Rasulullah: "Bagaimana jika kamu tidak menemukan di dalamnya?" Muadz:
"Dengan Sunnah Rasulullah,"
Kepada hakim Syuriah, Umar bin Khattab mengirim surat kepadanya yang berisi,
"Hendaklah kamu memutuskan dengan kitab Allah, jika tidak menemukan maka
dengan Sunnah Rasulullah saw."
3.
Ijma'
Ijma' adalah kesepakatan para ahli fiqh dalam sebuah periode tentang suatu
masalah setelah wafatnya Rasulullah saw tentang suatu urusan agama. Baik
kesepakatan itu dilakukan oleh para ahli fiqh dari sahabat setelah Rasulullah
saw wafat atau oleh para ahli fiqh dari generasi sesudah mereka. Contohnya
ulama sepakat tentang kewajiban shalat lima waktu sehari semalam dan semua
rukun Islam. Ijma' merupakan sumber hukum dalam syariat setelah Sunnah.
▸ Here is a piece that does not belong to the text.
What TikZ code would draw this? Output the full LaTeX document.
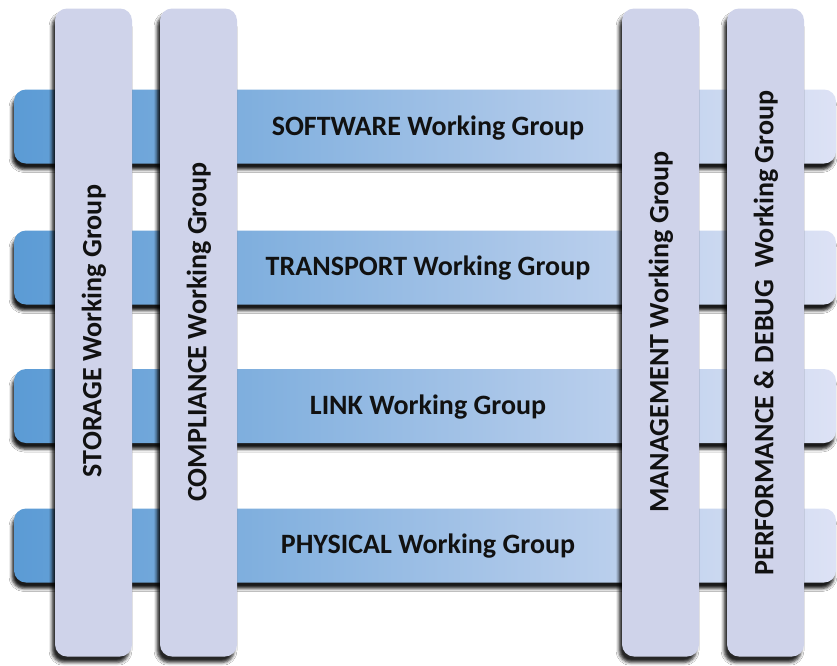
\documentclass[tikz,border=0pt]{standalone}
\usepackage{fontspec}
\setmainfont{Carlito}
\usetikzlibrary{shadows.blur}
\definecolor{barL}{HTML}{5B9BD5}
\definecolor{barR}{HTML}{DDE2F5}
\definecolor{colfill}{HTML}{CFD3EA}
\definecolor{txt}{HTML}{111111}
\tikzset{
  barbox/.style={rounded corners=12pt, left color=barL, right color=barR, minimum width=822pt, minimum height=74pt, inner sep=0pt,
    blur shadow={shadow xshift=-2pt, shadow yshift=-6pt, shadow opacity=90, shadow blur radius=3pt}},
  colbox/.style={rounded corners=12pt, fill=colfill, minimum width=77pt, minimum height=648pt, inner sep=0pt,
    blur shadow={shadow xshift=-3pt, shadow yshift=-6pt, shadow opacity=85, shadow blur radius=3pt}},
  lbl/.style={font=\bfseries\fontsize{28pt}{30pt}\selectfont, text=txt, inner sep=0pt},
  vlbl/.style={lbl, rotate=90}
}
\begin{document}
\begin{tikzpicture}[x=1pt, y=-1pt]
\fill[white] (0,0) rectangle (837,665);
\useasboundingbox (0,0) rectangle (837,665);
% horizontal bars
\node[barbox] (b1) at (425,126.5) {};
\node[barbox] (b2) at (425,267.5) {};
\node[barbox] (b3) at (425,406) {};
\node[barbox] (b4) at (425,545.5) {};
\node[lbl] (t1) at (428,128) {SOFTWARE Working Group};
\node[lbl] (t2) at (428,268) {TRANSPORT Working Group};
\node[lbl] (t3) at (428,407) {LINK Working Group};
\node[lbl] (t4) at (428,546) {PHYSICAL Working Group};
% vertical columns
\node[colbox] (c1) at (93.5,332.5) {};
\node[colbox] (c2) at (198.5,332.5) {};
\node[colbox] (c3) at (660.5,332.5) {};
\node[colbox] (c4) at (765.5,332.5) {};
\node[vlbl] (v1) at (94,331) {STORAGE Working Group};
\node[vlbl] (v2) at (199,332) {COMPLIANCE Working Group};
\node[vlbl] (v3) at (661,332) {MANAGEMENT Working Group};
\node[vlbl] (v4) at (766,333) {PERFORMANCE \& DEBUG\ \ Working Group};
\end{tikzpicture}
\end{document}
Menurut Imam Ibnu Taimiyah Ijma adalah, “Kesepakatan seluruh ulama Islam
terhadap suatu masalah dalam satu waktu. Apabila telah terjadi ijma’ seluruh
mujtahidin terhadap suatu hukum, maka tidak boleh bagi seseorang menyelisihi
ijma tersebut, karena ummat (para mujtahidin) tidak mungkin bersepakat terhadap
kesesatan.
Sejumlah ayat dan sunnah menjelaskan bahwa Ijma' adalah sumber dan hujjah dalam
menetapkan hukum. Allah berfirman:
“Barangsiapa yang durhaka kepada Rasul setelah petunjuk datang dan mengikuti
jalan selain jalan orang-orang beriman,” (An Nisa: 115)
Rasulullah saw. Bersabda, ”Umatku tidak akan bersepakat dalam kesesatan,” dalam
riwayat lain “…dalam kesalahan,”
Dalam hadis lain, ”Apa yang menurut orang-orang Islam baik maka ia baik di sisi
Allah dan apa yang menurut mereka buruk maka buruk di sisi Allah.”
Di hadis lain disebutkan, ”Barangsiapa yang memisahkan diri dari jamaah
sejengkal saja maka ia telah melepaskan ikatannya dari Islam.”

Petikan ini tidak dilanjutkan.